■ Given instruction: In the listing below, find the line holding "Give me the Chart.js source for this chart." and the line holding "const fitLine = fitX.map((v, i)". Write out those two lines and all lines between, exactly, and nothing more.

** start **

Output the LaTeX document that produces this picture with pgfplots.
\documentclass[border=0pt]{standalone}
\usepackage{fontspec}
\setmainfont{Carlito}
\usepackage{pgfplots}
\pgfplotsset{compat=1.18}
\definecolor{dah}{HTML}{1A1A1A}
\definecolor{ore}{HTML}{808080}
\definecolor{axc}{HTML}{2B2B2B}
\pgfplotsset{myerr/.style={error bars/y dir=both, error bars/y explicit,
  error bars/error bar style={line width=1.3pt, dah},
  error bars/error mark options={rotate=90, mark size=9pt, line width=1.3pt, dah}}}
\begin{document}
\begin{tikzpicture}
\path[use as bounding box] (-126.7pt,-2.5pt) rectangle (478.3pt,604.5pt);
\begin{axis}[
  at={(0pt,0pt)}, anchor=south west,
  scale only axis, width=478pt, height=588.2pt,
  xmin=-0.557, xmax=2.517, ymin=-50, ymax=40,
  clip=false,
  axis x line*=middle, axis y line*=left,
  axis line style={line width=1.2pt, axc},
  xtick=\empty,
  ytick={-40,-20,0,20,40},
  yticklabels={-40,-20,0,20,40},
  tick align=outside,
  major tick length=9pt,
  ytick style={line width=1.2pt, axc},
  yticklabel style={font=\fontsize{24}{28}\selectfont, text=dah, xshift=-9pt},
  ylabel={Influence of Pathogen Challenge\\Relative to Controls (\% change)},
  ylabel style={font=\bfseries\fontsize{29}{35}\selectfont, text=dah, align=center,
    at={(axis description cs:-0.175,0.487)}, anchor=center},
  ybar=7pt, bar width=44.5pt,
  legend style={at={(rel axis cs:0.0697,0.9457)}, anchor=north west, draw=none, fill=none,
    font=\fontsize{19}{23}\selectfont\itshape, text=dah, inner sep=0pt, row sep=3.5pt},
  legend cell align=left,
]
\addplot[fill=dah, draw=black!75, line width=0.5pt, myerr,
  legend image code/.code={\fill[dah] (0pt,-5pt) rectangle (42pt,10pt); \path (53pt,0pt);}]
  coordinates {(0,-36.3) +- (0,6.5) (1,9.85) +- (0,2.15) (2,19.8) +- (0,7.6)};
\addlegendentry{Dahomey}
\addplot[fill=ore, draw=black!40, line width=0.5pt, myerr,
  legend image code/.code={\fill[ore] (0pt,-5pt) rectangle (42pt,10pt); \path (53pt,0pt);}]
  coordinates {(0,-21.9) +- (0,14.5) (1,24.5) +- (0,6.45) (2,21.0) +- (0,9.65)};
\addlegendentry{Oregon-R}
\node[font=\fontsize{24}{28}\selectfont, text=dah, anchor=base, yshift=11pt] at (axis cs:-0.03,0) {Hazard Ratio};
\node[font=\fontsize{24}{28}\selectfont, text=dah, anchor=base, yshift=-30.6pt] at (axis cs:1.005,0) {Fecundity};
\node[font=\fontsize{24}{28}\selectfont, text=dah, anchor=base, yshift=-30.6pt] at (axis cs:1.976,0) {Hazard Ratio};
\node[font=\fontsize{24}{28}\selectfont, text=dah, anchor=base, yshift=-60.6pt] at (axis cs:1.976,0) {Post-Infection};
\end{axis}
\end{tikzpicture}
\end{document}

** end **
** start **

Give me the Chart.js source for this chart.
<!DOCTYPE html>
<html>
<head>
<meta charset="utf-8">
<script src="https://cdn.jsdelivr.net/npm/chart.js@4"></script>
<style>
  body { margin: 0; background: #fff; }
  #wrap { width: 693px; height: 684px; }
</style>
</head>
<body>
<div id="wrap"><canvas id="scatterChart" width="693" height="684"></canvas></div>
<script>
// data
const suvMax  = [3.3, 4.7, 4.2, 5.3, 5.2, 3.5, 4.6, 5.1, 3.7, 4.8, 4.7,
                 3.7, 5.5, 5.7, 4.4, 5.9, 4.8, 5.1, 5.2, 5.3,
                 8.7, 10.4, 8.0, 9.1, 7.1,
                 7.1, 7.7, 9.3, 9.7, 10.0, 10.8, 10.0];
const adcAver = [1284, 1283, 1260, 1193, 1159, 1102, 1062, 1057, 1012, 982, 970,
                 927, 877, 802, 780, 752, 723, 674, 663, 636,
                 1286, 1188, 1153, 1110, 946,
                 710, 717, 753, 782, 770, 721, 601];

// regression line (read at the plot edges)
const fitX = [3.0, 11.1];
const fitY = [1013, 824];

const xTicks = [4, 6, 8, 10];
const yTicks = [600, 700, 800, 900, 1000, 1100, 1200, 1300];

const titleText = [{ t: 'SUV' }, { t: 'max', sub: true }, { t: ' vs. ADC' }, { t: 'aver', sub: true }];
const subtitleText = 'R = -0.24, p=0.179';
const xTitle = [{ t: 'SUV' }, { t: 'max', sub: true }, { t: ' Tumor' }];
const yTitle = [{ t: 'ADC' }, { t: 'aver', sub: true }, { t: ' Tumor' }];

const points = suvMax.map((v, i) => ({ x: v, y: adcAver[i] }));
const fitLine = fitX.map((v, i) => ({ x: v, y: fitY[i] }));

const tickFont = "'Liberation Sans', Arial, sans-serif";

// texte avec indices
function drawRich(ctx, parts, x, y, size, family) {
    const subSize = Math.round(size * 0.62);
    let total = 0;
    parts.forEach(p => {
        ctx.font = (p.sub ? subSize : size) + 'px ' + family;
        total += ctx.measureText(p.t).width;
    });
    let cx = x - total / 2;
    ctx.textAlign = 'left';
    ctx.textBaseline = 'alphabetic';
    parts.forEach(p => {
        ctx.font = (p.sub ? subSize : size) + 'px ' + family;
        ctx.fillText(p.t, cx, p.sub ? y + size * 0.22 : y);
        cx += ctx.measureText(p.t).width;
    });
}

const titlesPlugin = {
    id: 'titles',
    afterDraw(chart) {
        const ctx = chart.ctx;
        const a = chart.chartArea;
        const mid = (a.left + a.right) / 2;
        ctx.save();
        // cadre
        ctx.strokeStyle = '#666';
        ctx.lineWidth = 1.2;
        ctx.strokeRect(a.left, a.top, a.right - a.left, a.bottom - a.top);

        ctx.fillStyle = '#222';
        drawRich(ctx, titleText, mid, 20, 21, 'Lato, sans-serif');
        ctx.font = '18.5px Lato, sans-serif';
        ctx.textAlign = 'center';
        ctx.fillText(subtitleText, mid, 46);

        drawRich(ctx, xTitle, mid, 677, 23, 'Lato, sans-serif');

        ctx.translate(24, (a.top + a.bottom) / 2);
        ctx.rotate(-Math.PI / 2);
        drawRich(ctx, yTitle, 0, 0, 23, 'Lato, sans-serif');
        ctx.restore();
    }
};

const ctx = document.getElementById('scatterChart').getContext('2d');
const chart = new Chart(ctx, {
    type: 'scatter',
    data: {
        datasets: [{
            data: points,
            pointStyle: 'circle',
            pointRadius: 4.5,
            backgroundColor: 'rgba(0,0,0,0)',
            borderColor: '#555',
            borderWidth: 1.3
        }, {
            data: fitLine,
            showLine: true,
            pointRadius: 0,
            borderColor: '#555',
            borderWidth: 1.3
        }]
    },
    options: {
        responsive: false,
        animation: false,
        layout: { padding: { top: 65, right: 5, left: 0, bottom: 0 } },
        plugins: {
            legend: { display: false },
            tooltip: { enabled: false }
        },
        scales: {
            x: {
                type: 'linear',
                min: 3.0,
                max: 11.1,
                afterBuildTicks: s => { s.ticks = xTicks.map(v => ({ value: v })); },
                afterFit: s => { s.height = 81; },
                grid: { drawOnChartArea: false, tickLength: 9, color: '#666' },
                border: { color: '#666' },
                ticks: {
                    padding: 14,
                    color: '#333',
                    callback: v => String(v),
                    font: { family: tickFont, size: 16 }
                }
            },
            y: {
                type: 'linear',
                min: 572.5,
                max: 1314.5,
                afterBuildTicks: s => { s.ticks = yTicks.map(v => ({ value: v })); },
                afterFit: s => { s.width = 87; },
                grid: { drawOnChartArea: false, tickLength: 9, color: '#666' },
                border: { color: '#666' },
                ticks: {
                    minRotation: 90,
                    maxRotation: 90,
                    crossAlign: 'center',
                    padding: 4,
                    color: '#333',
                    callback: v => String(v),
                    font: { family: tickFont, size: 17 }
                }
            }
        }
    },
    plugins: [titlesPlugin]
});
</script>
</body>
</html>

** end **

■ Correct response:
Give me the Chart.js source for this chart.
<!DOCTYPE html>
<html>
<head>
<meta charset="utf-8">
<script src="https://cdn.jsdelivr.net/npm/chart.js@4"></script>
<style>
  body { margin: 0; background: #fff; }
  #wrap { width: 693px; height: 684px; }
</style>
</head>
<body>
<div id="wrap"><canvas id="scatterChart" width="693" height="684"></canvas></div>
<script>
// data
const suvMax  = [3.3, 4.7, 4.2, 5.3, 5.2, 3.5, 4.6, 5.1, 3.7, 4.8, 4.7,
                 3.7, 5.5, 5.7, 4.4, 5.9, 4.8, 5.1, 5.2, 5.3,
                 8.7, 10.4, 8.0, 9.1, 7.1,
                 7.1, 7.7, 9.3, 9.7, 10.0, 10.8, 10.0];
const adcAver = [1284, 1283, 1260, 1193, 1159, 1102, 1062, 1057, 1012, 982, 970,
                 927, 877, 802, 780, 752, 723, 674, 663, 636,
                 1286, 1188, 1153, 1110, 946,
                 710, 717, 753, 782, 770, 721, 601];

// regression line (read at the plot edges)
const fitX = [3.0, 11.1];
const fitY = [1013, 824];

const xTicks = [4, 6, 8, 10];
const yTicks = [600, 700, 800, 900, 1000, 1100, 1200, 1300];

const titleText = [{ t: 'SUV' }, { t: 'max', sub: true }, { t: ' vs. ADC' }, { t: 'aver', sub: true }];
const subtitleText = 'R = -0.24, p=0.179';
const xTitle = [{ t: 'SUV' }, { t: 'max', sub: true }, { t: ' Tumor' }];
const yTitle = [{ t: 'ADC' }, { t: 'aver', sub: true }, { t: ' Tumor' }];

const points = suvMax.map((v, i) => ({ x: v, y: adcAver[i] }));
const fitLine = fitX.map((v, i) => ({ x: v, y: fitY[i] }));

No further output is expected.